The Man Who Played with Fire takes us back to the various important sites that marked Larsson’s life and development, offering so much insight into this brilliant writer and thinker’s intellectual processes. The reenactments are performed by such a doppelgänger (Emil Almén) I was at first confused about where this brooding and intimate footage of Larsson came from. It’s a beautiful touch by director Georgsson and adds to the melancholy portrait of this amazing man who is my hero for new reasons now other than having “birthed” my sister Lisbeth Salander.

Because so many publications found his writings about the new rise of fascists and Nazis too alarmist to publish, Larsson branched out. By 1995 Larsson already had almost 20 years of research on the topic under his belt. Along with a team of young journalists, he founded Expo Magazine, inspired by the British anti-Nazi newspaper Spotlight which worked to expose growing Nazi sentiment around the world. In fact, Larsson was an anonymous “Swedish correspondent” for Spotlight covering the Scandinavian region. Like Millennium Magazine in The Girl with the Dragon Tattoo books, Expo would tackle the hard stories mainstream press wouldn’t. And their first story broke open the lucrative world of white power music that had been gaining in mainstream popularity since Prime Minister Olaf Palme’s assassination in 1983 by right-wing terrorists who objected to his sympathetic immigration and refugee policies.

By 1995 and beyond after the Expo story broke, white power music was one of the various Nazi and right-wing parties’ main sources of funding, and a huge beneficiary was the biggest neo-Nazi political group, the misguidedly-named Sweden Democrats. Nazi groups targeted bookshops and newsstands to get Expo off the shelves. Other publications banded together and offered Expo sanctuary in their pages. But soon the news cycle moved on and Larsson and his team were once again exposed and at the whims of a violent and organized Nazi mob.

Larsson’s main vices in life were coffee and cigarettes. But he also lived off a steady diet of fast food, no exercise, and constant stress. He and his team were receiving active death threats, and some of them remain in hiding. Two of his journalists survived a car bombing, while their child was also in the car. The footage of the crime scene is incredibly gruesome, and it was truly a miracle they survived. Likewise, the footage of Nazi rallies and violence throughout Man Who Played with Fire is also shocking and disturbing. (And in a current American context, something we are seeing regularly with our own homegrown extreme right. History is a spiral.)

All the while, Nazi violence in Sweden continued to escalate as the Sweden Democrats decided to rebrand their image. Mikael Janssen became head of the party from the mid-nineties to 2005, and it was he who enforced a new dress code. No more skinheads, no more bomber jackets and Doc Martins with the laces tied around. The “dapper Nazi” we see now in the likes of American Richard Spencer has a direct tie to the Sweden Democrats’ new platform. While these changes did alienate the harder-core members of Sweden’s Nazi community, in fact they worked to bring in new people. As of today, this front for right-wing extremism has an actual seat on Sweden’s Parliament. This was the exact thing Larsson was trying to prevent through his tireless and selfless work.

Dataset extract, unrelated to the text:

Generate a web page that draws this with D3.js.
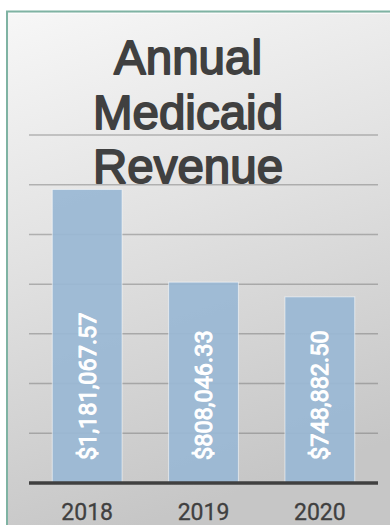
<!DOCTYPE html>
<html>
<head>
<meta charset="utf-8">
<script src="https://cdn.jsdelivr.net/npm/d3@7"></script>
<style>
  html, body { margin: 0; padding: 0; background: #ffffff; }
  svg { display: block; }
</style>
</head>
<body>
<svg id="chart" width="390" height="525"></svg>
<script>
// Annual Medicaid revenue by year
const years = ["2018", "2019", "2020"];
const revenue = [1181067.57, 808046.33, 748882.50];
const titleLines = ["Annual", "Medicaid", "Revenue"];
const gridTicks = [200000, 400000, 600000, 800000, 1000000, 1200000, 1400000];

const svg = d3.select("#chart");
const W = 390, H = 525;

// Panel background gradient
const defs = svg.append("defs");
const grad = defs.append("linearGradient")
  .attr("id", "panelBg")
  .attr("x1", "0").attr("y1", "0")
  .attr("x2", "0.25").attr("y2", "1");
grad.append("stop").attr("offset", "0").attr("stop-color", "#f7f7f7");
grad.append("stop").attr("offset", "0.45").attr("stop-color", "#e2e2e2");
grad.append("stop").attr("offset", "1").attr("stop-color", "#c6c6c6");

svg.append("rect")
  .attr("x", 8).attr("y", 12)
  .attr("width", W).attr("height", H)
  .attr("fill", "url(#panelBg)");

// Frame edges (left and top)
svg.append("line")
  .attr("x1", 7).attr("x2", 7).attr("y1", 11).attr("y2", H)
  .attr("stroke", "#7fb3a3").attr("stroke-width", 2);
svg.append("line")
  .attr("x1", 6).attr("x2", W).attr("y1", 11.5).attr("y2", 11.5)
  .attr("stroke", "#7fb3a3").attr("stroke-width", 2);
svg.append("line")
  .attr("x1", 9).attr("x2", W).attr("y1", 13.5).attr("y2", 13.5)
  .attr("stroke", "#ffffff").attr("stroke-opacity", 0.7).attr("stroke-width", 1);

// Scales
const plotLeft = 29, plotRight = 378, baseY = 483, topY = 135;
const x = d3.scaleBand().domain(years).range([plotLeft, plotRight])
  .paddingInner(0.4).paddingOuter(0.2);
const y = d3.scaleLinear().domain([0, 1400000]).range([baseY, topY]);

// Horizontal gridlines
svg.append("g").selectAll("line")
  .data(gridTicks)
  .join("line")
  .attr("x1", plotLeft).attr("x2", plotRight)
  .attr("y1", d => y(d)).attr("y2", d => y(d))
  .attr("stroke", "#6f6f6f").attr("stroke-opacity", 0.45)
  .attr("stroke-width", 1.5);

// Bars
svg.append("g").selectAll("rect")
  .data(revenue)
  .join("rect")
  .attr("x", (d, i) => x(years[i]))
  .attr("y", d => y(d))
  .attr("width", x.bandwidth())
  .attr("height", d => baseY - y(d))
  .attr("fill", "#9ab8d4").attr("fill-opacity", 0.93)
  .attr("stroke", "#ffffff").attr("stroke-opacity", 0.55).attr("stroke-width", 1);

// Value labels, rotated, reading upward from the base of each bar
const fmt = d3.format("$,.2f");
svg.append("g").selectAll("text")
  .data(revenue)
  .join("text")
  .attr("transform", (d, i) => `translate(${x(years[i]) + x.bandwidth() / 2},${baseY - 23}) rotate(-90)`)
  .attr("dy", "0.36em")
  .attr("text-anchor", "start")
  .attr("font-family", "Roboto, 'Liberation Sans', sans-serif")
  .attr("font-size", 23.5)
  .attr("fill", "#ffffff")
  .attr("stroke", "#ffffff").attr("stroke-width", 1)
  .attr("stroke-linejoin", "round")
  .text(d => fmt(d));

// Axis baseline
svg.append("line")
  .attr("x1", plotLeft).attr("x2", plotRight)
  .attr("y1", baseY).attr("y2", baseY)
  .attr("stroke", "#404040").attr("stroke-width", 3.5);

// Category labels
const xAxis = d3.axisBottom(x).tickSize(0).tickPadding(0);
const axisG = svg.append("g")
  .attr("transform", `translate(0,${baseY})`)
  .call(xAxis);
axisG.select(".domain").remove();
axisG.selectAll("text")
  .attr("y", 37)
  .attr("dy", 0)
  .attr("font-family", "Roboto, 'Liberation Sans', sans-serif")
  .attr("font-size", 23)
  .attr("fill", "#404040")
  .attr("stroke", "#404040").attr("stroke-width", 0.3);

// Title
svg.append("g").selectAll("text")
  .data(titleLines)
  .join("text")
  .attr("x", 188)
  .attr("y", (d, i) => 74 + i * 54.5)
  .attr("text-anchor", "middle")
  .attr("font-family", "'Liberation Sans', Arial, sans-serif")
  .attr("font-size", 47.5)
  .attr("fill", "#404040")
  .attr("stroke", "#404040").attr("stroke-width", 1.8)
  .attr("stroke-linejoin", "round")
  .text(d => d);
</script>
</body>
</html>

In 2004 — and before his novels were published and his work was disseminated all over the world — Larsson had a heart attack at age 50. The combination of obsession, passion, stress, coupled with poor diet and bad habits proved to be too much for this intellectual and social justice warrior from long before we had a label.

Stieg Larsson: The Man Who Played with Fire is an astonishing portrait about all the other impacts Larsson’s work had not just on Sweden, but on the world, aside from his Millennium Trilogy. He literally predicted the rise of right-wing extremism in Sweden and Europe when he was in his 20s. He spent the rest of his life trying to get people to take the threat seriously. As sad as I will always be that this prodigious writer and thinker is gone from the world, it would break his heart again to see where we are at now in 2019.

Stieg Larsson: The Man Who Played with Fire is yet another vital reminder of the importance of a free press in a democratic society. Without it, fascists continue to rise and will win.